What you need to do: Write the data out again, character for character, with no images.

Recorded data:
______________________________

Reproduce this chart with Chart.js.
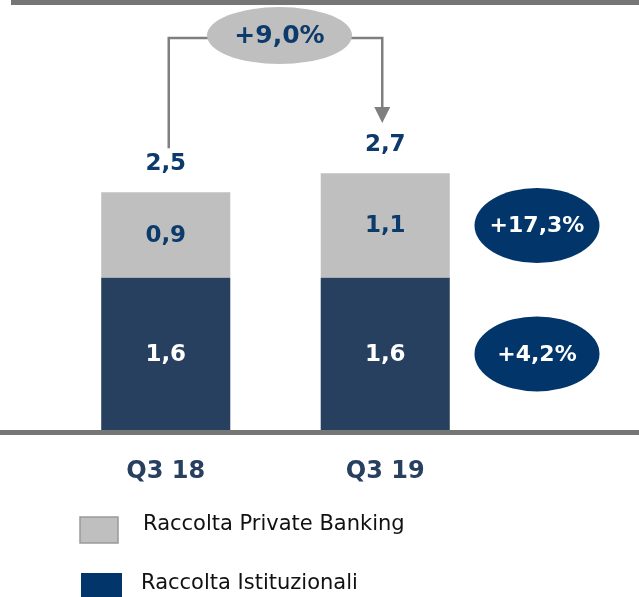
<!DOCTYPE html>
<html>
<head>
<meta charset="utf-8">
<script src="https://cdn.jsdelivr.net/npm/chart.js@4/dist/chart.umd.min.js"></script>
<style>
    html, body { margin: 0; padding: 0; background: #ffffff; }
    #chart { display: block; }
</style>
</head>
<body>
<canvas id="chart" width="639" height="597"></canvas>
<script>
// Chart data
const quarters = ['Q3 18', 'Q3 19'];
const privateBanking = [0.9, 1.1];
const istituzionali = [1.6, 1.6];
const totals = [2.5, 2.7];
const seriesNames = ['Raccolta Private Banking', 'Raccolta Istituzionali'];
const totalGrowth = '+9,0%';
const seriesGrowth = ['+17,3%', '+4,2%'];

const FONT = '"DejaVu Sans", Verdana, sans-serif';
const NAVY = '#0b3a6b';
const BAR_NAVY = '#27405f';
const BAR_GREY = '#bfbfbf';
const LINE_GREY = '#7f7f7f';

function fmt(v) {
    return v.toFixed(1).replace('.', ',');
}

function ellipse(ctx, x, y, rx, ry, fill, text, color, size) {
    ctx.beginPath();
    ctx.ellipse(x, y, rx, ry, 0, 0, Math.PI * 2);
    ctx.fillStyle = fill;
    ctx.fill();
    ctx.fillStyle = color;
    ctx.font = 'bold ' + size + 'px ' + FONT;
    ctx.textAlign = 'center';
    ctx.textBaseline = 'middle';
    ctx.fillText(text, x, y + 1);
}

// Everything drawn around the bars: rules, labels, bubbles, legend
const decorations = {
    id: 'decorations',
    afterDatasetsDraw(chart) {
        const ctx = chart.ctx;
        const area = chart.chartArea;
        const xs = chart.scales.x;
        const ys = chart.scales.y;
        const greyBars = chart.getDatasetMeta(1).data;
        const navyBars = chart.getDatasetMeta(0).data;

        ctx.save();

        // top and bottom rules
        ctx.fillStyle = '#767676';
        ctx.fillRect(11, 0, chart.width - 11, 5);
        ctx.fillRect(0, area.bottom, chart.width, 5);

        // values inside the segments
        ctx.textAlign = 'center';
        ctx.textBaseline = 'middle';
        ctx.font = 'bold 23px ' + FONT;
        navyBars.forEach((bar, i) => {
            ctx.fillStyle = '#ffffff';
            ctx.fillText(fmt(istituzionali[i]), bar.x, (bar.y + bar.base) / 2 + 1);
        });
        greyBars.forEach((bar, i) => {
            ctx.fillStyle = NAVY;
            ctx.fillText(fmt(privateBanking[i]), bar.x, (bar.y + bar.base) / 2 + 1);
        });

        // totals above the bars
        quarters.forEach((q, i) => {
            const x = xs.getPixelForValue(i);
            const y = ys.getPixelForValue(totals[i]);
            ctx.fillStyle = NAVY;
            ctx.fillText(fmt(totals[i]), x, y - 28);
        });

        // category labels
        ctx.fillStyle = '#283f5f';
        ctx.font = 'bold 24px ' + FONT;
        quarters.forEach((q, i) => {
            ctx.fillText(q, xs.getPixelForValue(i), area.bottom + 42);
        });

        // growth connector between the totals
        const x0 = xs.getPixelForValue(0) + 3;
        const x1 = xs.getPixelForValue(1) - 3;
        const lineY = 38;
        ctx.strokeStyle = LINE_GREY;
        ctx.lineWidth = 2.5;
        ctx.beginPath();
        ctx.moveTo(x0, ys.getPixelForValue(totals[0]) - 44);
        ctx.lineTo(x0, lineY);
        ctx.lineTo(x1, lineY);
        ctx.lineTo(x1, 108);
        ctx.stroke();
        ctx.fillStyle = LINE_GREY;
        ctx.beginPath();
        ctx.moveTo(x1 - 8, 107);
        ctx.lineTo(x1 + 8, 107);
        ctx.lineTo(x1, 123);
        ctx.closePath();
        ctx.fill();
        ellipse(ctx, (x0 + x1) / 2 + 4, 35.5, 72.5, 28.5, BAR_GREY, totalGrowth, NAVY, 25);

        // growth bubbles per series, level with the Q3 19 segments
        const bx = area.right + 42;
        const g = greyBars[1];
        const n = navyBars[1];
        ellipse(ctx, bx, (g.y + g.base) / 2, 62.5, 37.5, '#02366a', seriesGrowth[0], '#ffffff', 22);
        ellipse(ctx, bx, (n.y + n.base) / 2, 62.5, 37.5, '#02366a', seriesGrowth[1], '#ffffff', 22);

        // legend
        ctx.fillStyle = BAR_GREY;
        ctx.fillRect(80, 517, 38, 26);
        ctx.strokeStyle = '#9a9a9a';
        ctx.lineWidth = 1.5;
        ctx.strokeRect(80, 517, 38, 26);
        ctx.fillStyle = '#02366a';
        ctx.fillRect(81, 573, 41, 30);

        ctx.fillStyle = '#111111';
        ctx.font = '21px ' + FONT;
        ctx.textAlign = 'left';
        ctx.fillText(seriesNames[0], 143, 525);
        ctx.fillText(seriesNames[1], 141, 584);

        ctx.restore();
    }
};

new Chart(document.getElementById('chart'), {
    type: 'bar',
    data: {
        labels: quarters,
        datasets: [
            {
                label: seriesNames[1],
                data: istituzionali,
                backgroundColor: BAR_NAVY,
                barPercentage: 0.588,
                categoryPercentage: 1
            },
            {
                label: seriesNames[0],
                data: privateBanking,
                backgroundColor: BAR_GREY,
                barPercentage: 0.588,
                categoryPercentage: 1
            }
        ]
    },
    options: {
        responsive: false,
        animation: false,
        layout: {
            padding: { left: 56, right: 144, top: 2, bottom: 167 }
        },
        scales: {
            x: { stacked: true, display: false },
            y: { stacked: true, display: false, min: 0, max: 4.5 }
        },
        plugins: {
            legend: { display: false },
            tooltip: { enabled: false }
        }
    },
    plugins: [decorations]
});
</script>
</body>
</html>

______________________________

Reply to the exercise:
Reproduce this chart with Chart.js.
<!DOCTYPE html>
<html>
<head>
<meta charset="utf-8">
<script src="https://cdn.jsdelivr.net/npm/chart.js@4/dist/chart.umd.min.js"></script>
<style>
    html, body { margin: 0; padding: 0; background: #ffffff; }
    #chart { display: block; }
</style>
</head>
<body>
<canvas id="chart" width="639" height="597"></canvas>
<script>
// Chart data
const quarters = ['Q3 18', 'Q3 19'];
const privateBanking = [0.9, 1.1];
const istituzionali = [1.6, 1.6];
const totals = [2.5, 2.7];
const seriesNames = ['Raccolta Private Banking', 'Raccolta Istituzionali'];
const totalGrowth = '+9,0%';
const seriesGrowth = ['+17,3%', '+4,2%'];

const FONT = '"DejaVu Sans", Verdana, sans-serif';
const NAVY = '#0b3a6b';
const BAR_NAVY = '#27405f';
const BAR_GREY = '#bfbfbf';
const LINE_GREY = '#7f7f7f';

function fmt(v) {
    return v.toFixed(1).replace('.', ',');
}

function ellipse(ctx, x, y, rx, ry, fill, text, color, size) {
    ctx.beginPath();
    ctx.ellipse(x, y, rx, ry, 0, 0, Math.PI * 2);
    ctx.fillStyle = fill;
    ctx.fill();
    ctx.fillStyle = color;
    ctx.font = 'bold ' + size + 'px ' + FONT;
    ctx.textAlign = 'center';
    ctx.textBaseline = 'middle';
    ctx.fillText(text, x, y + 1);
}

// Everything drawn around the bars: rules, labels, bubbles, legend
const decorations = {
    id: 'decorations',
    afterDatasetsDraw(chart) {
        const ctx = chart.ctx;
        const area = chart.chartArea;
        const xs = chart.scales.x;
        const ys = chart.scales.y;
        const greyBars = chart.getDatasetMeta(1).data;
        const navyBars = chart.getDatasetMeta(0).data;

        ctx.save();

        // top and bottom rules
        ctx.fillStyle = '#767676';
        ctx.fillRect(11, 0, chart.width - 11, 5);
        ctx.fillRect(0, area.bottom, chart.width, 5);

        // values inside the segments
        ctx.textAlign = 'center';
        ctx.textBaseline = 'middle';
        ctx.font = 'bold 23px ' + FONT;
        navyBars.forEach((bar, i) => {
            ctx.fillStyle = '#ffffff';
            ctx.fillText(fmt(istituzionali[i]), bar.x, (bar.y + bar.base) / 2 + 1);
        });
        greyBars.forEach((bar, i) => {
            ctx.fillStyle = NAVY;
            ctx.fillText(fmt(privateBanking[i]), bar.x, (bar.y + bar.base) / 2 + 1);
        });

        // totals above the bars
        quarters.forEach((q, i) => {
            const x = xs.getPixelForValue(i);
            const y = ys.getPixelForValue(totals[i]);
            ctx.fillStyle = NAVY;
            ctx.fillText(fmt(totals[i]), x, y - 28);
        });

        // category labels
        ctx.fillStyle = '#283f5f';
        ctx.font = 'bold 24px ' + FONT;
        quarters.forEach((q, i) => {
            ctx.fillText(q, xs.getPixelForValue(i), area.bottom + 42);
        });

        // growth connector between the totals
        const x0 = xs.getPixelForValue(0) + 3;
        const x1 = xs.getPixelForValue(1) - 3;
        const lineY = 38;
        ctx.strokeStyle = LINE_GREY;
        ctx.lineWidth = 2.5;
        ctx.beginPath();
        ctx.moveTo(x0, ys.getPixelForValue(totals[0]) - 44);
        ctx.lineTo(x0, lineY);
        ctx.lineTo(x1, lineY);
        ctx.lineTo(x1, 108);
        ctx.stroke();
        ctx.fillStyle = LINE_GREY;
        ctx.beginPath();
        ctx.moveTo(x1 - 8, 107);
        ctx.lineTo(x1 + 8, 107);
        ctx.lineTo(x1, 123);
        ctx.closePath();
        ctx.fill();
        ellipse(ctx, (x0 + x1) / 2 + 4, 35.5, 72.5, 28.5, BAR_GREY, totalGrowth, NAVY, 25);

        // growth bubbles per series, level with the Q3 19 segments
        const bx = area.right + 42;
        const g = greyBars[1];
        const n = navyBars[1];
        ellipse(ctx, bx, (g.y + g.base) / 2, 62.5, 37.5, '#02366a', seriesGrowth[0], '#ffffff', 22);
        ellipse(ctx, bx, (n.y + n.base) / 2, 62.5, 37.5, '#02366a', seriesGrowth[1], '#ffffff', 22);

        // legend
        ctx.fillStyle = BAR_GREY;
        ctx.fillRect(80, 517, 38, 26);
        ctx.strokeStyle = '#9a9a9a';
        ctx.lineWidth = 1.5;
        ctx.strokeRect(80, 517, 38, 26);
        ctx.fillStyle = '#02366a';
        ctx.fillRect(81, 573, 41, 30);

        ctx.fillStyle = '#111111';
        ctx.font = '21px ' + FONT;
        ctx.textAlign = 'left';
        ctx.fillText(seriesNames[0], 143, 525);
        ctx.fillText(seriesNames[1], 141, 584);

        ctx.restore();
    }
};

new Chart(document.getElementById('chart'), {
    type: 'bar',
    data: {
        labels: quarters,
        datasets: [
            {
                label: seriesNames[1],
                data: istituzionali,
                backgroundColor: BAR_NAVY,
                barPercentage: 0.588,
                categoryPercentage: 1
            },
            {
                label: seriesNames[0],
                data: privateBanking,
                backgroundColor: BAR_GREY,
                barPercentage: 0.588,
                categoryPercentage: 1
            }
        ]
    },
    options: {
        responsive: false,
        animation: false,
        layout: {
            padding: { left: 56, right: 144, top: 2, bottom: 167 }
        },
        scales: {
            x: { stacked: true, display: false },
            y: { stacked: true, display: false, min: 0, max: 4.5 }
        },
        plugins: {
            legend: { display: false },
            tooltip: { enabled: false }
        }
    },
    plugins: [decorations]
});
</script>
</body>
</html>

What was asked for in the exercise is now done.